**Exercise**
Copy word for word the lines in the records below, starting at the line with "Recreate this image" and ending at the line with "BW, BH = 178, 31". Skip the pictures.
#### Exercise inputs
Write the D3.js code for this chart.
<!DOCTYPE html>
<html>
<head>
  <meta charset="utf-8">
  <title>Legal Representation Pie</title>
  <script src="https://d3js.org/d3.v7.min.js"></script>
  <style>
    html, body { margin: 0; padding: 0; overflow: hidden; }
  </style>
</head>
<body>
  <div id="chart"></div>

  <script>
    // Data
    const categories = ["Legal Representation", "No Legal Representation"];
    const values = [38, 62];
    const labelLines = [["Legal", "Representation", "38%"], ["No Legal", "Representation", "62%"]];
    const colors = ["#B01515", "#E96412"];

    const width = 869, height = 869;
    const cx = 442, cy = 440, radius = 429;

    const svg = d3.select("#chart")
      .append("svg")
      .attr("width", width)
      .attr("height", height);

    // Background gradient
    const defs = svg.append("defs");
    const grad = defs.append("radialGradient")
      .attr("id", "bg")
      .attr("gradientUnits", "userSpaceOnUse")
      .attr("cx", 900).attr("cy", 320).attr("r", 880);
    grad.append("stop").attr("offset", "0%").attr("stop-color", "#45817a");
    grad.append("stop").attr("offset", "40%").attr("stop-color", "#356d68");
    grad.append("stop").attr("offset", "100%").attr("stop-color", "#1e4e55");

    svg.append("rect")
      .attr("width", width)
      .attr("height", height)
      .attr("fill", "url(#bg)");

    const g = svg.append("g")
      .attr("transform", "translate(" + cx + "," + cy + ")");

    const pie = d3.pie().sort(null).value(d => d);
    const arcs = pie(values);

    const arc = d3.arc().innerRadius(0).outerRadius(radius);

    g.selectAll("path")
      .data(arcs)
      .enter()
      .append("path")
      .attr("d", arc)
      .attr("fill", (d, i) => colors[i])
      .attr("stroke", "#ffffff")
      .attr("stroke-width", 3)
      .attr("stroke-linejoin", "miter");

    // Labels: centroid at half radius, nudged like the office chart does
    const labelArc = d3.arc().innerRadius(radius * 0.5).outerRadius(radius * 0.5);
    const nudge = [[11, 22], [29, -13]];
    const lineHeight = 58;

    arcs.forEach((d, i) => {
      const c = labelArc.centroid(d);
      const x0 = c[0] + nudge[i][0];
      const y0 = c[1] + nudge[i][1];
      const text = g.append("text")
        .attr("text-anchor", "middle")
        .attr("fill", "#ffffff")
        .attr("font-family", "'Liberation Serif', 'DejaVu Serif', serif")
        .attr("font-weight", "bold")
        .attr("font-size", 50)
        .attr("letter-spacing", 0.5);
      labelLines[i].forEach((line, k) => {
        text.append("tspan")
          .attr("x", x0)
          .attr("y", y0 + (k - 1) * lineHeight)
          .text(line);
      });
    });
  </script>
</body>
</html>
########
#### Exercise inputs
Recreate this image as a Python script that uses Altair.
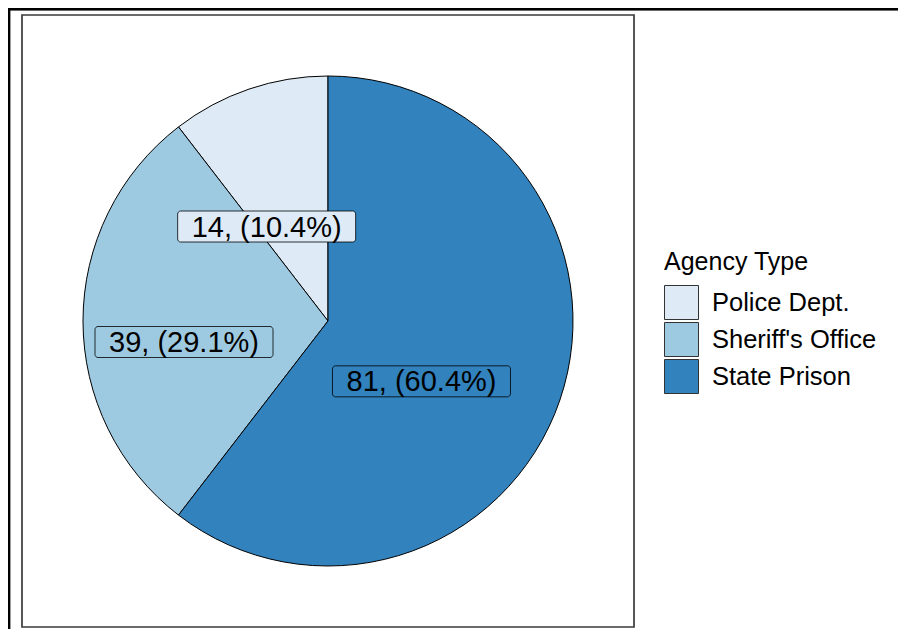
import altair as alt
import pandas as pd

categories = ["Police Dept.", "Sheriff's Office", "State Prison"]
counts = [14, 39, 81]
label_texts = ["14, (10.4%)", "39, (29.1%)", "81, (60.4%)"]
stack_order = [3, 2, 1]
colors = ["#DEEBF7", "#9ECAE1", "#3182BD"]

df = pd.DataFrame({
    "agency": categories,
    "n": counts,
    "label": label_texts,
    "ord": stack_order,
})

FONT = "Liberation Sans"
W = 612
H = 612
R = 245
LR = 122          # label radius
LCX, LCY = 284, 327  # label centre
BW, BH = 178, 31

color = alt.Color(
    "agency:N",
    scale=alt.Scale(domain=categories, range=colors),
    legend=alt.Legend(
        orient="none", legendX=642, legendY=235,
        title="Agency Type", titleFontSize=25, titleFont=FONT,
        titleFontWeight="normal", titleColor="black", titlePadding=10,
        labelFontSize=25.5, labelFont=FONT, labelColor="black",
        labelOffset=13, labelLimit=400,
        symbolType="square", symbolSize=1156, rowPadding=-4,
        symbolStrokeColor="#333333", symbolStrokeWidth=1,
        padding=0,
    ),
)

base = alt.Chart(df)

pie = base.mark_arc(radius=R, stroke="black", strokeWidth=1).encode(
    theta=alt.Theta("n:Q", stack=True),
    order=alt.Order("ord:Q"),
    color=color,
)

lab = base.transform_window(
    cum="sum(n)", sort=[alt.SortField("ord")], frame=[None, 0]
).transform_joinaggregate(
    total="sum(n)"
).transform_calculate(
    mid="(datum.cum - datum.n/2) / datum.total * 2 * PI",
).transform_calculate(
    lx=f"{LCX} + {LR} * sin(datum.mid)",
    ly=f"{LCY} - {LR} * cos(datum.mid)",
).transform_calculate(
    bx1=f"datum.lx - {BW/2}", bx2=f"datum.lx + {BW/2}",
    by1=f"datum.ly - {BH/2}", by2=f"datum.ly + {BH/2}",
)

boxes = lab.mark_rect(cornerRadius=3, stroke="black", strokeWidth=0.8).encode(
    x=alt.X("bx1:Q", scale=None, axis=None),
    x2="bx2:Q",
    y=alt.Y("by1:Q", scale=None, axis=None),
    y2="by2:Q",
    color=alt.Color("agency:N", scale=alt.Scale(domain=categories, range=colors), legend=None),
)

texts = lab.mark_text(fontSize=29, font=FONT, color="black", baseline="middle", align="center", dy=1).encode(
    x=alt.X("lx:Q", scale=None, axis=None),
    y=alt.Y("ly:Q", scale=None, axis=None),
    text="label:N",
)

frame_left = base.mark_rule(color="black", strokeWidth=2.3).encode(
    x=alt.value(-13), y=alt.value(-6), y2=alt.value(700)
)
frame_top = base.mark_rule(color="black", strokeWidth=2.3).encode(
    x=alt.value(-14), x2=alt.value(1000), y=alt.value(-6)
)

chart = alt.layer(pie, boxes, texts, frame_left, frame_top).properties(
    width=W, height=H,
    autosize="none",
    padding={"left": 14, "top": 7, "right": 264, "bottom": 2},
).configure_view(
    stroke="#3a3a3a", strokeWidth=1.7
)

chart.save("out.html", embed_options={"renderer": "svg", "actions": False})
########
**Expected answer**
Recreate this image as a Python script that uses Altair.
import altair as alt
import pandas as pd

categories = ["Police Dept.", "Sheriff's Office", "State Prison"]
counts = [14, 39, 81]
label_texts = ["14, (10.4%)", "39, (29.1%)", "81, (60.4%)"]
stack_order = [3, 2, 1]
colors = ["#DEEBF7", "#9ECAE1", "#3182BD"]

df = pd.DataFrame({
    "agency": categories,
    "n": counts,
    "label": label_texts,
    "ord": stack_order,
})

FONT = "Liberation Sans"
W = 612
H = 612
R = 245
LR = 122          # label radius
LCX, LCY = 284, 327  # label centre
BW, BH = 178, 31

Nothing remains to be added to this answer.